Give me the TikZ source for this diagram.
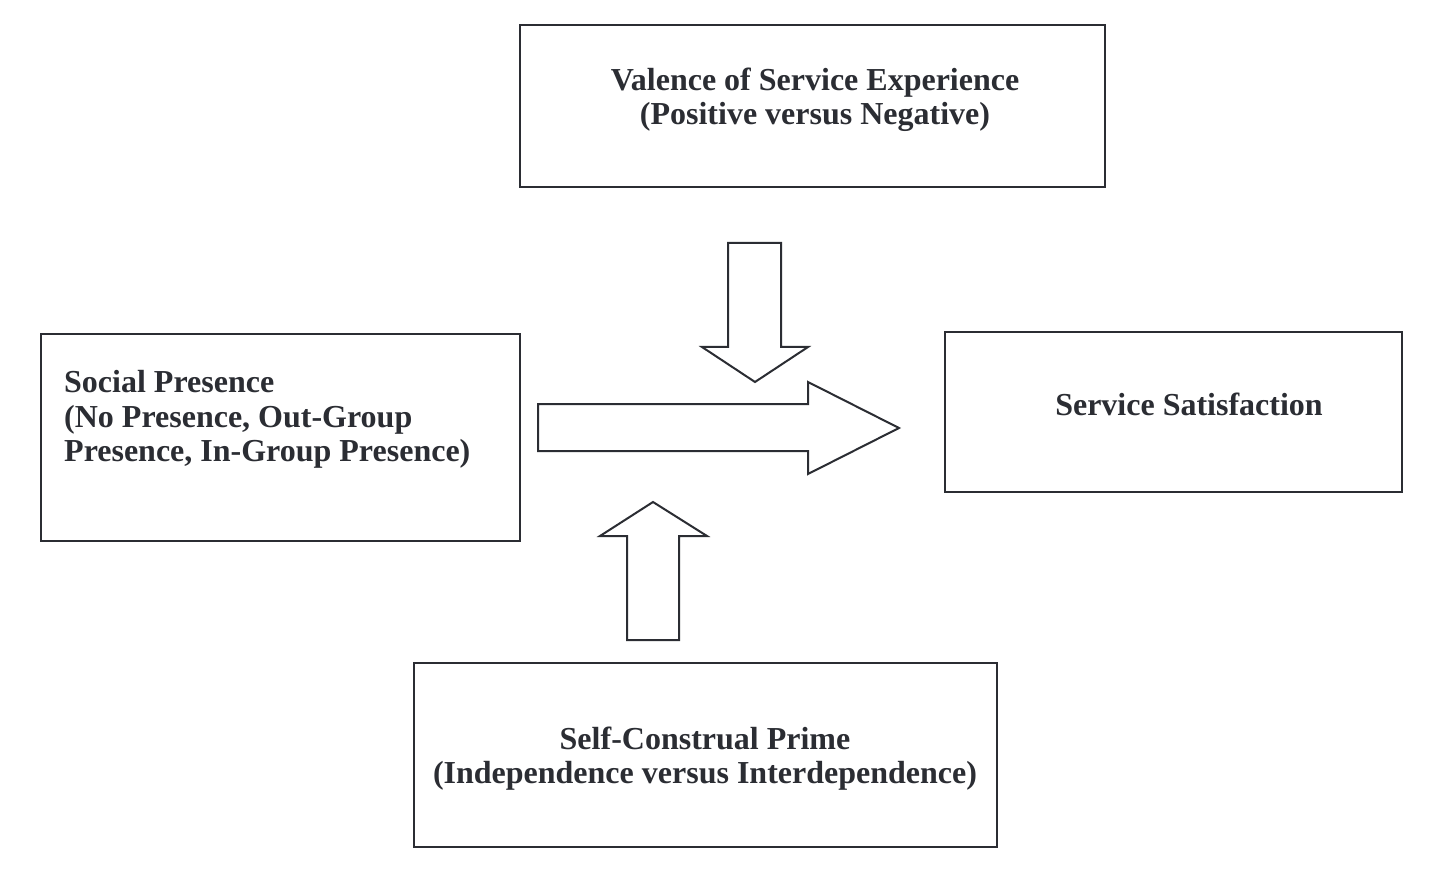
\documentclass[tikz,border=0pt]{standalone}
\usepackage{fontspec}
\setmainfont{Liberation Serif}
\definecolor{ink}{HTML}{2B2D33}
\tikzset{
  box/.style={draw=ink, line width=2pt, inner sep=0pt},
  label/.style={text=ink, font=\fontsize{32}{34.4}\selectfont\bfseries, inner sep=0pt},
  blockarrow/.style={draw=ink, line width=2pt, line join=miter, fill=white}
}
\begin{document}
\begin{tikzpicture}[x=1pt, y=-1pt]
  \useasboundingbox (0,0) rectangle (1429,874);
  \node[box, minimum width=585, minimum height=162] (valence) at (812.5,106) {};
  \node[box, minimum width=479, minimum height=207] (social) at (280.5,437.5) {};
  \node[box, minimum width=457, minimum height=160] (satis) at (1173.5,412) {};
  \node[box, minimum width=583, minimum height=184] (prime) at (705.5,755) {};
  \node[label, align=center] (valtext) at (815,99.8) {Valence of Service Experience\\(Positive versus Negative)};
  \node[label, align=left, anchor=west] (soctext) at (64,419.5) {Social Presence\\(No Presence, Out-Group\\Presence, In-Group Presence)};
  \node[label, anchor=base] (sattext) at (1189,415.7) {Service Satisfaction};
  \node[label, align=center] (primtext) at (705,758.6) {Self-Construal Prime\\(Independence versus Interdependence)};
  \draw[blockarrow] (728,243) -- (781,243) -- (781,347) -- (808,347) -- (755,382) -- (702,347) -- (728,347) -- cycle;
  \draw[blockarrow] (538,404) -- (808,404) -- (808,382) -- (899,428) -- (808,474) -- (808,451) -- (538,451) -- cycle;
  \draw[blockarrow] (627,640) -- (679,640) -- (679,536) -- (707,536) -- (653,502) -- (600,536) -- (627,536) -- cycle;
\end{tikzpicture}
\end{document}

========================================================================

> [WRITTEN REQUEST] Restate the data above exactly, stripping out each image.

> [FULL OUTPUT]
Give me the TikZ source for this diagram.
\documentclass[tikz,border=0pt]{standalone}
\usepackage{fontspec}
\setmainfont{Liberation Serif}
\definecolor{ink}{HTML}{2B2D33}
\tikzset{
  box/.style={draw=ink, line width=2pt, inner sep=0pt},
  label/.style={text=ink, font=\fontsize{32}{34.4}\selectfont\bfseries, inner sep=0pt},
  blockarrow/.style={draw=ink, line width=2pt, line join=miter, fill=white}
}
\begin{document}
\begin{tikzpicture}[x=1pt, y=-1pt]
  \useasboundingbox (0,0) rectangle (1429,874);
  \node[box, minimum width=585, minimum height=162] (valence) at (812.5,106) {};
  \node[box, minimum width=479, minimum height=207] (social) at (280.5,437.5) {};
  \node[box, minimum width=457, minimum height=160] (satis) at (1173.5,412) {};
  \node[box, minimum width=583, minimum height=184] (prime) at (705.5,755) {};
  \node[label, align=center] (valtext) at (815,99.8) {Valence of Service Experience\\(Positive versus Negative)};
  \node[label, align=left, anchor=west] (soctext) at (64,419.5) {Social Presence\\(No Presence, Out-Group\\Presence, In-Group Presence)};
  \node[label, anchor=base] (sattext) at (1189,415.7) {Service Satisfaction};
  \node[label, align=center] (primtext) at (705,758.6) {Self-Construal Prime\\(Independence versus Interdependence)};
  \draw[blockarrow] (728,243) -- (781,243) -- (781,347) -- (808,347) -- (755,382) -- (702,347) -- (728,347) -- cycle;
  \draw[blockarrow] (538,404) -- (808,404) -- (808,382) -- (899,428) -- (808,474) -- (808,451) -- (538,451) -- cycle;
  \draw[blockarrow] (627,640) -- (679,640) -- (679,536) -- (707,536) -- (653,502) -- (600,536) -- (627,536) -- cycle;
\end{tikzpicture}
\end{document}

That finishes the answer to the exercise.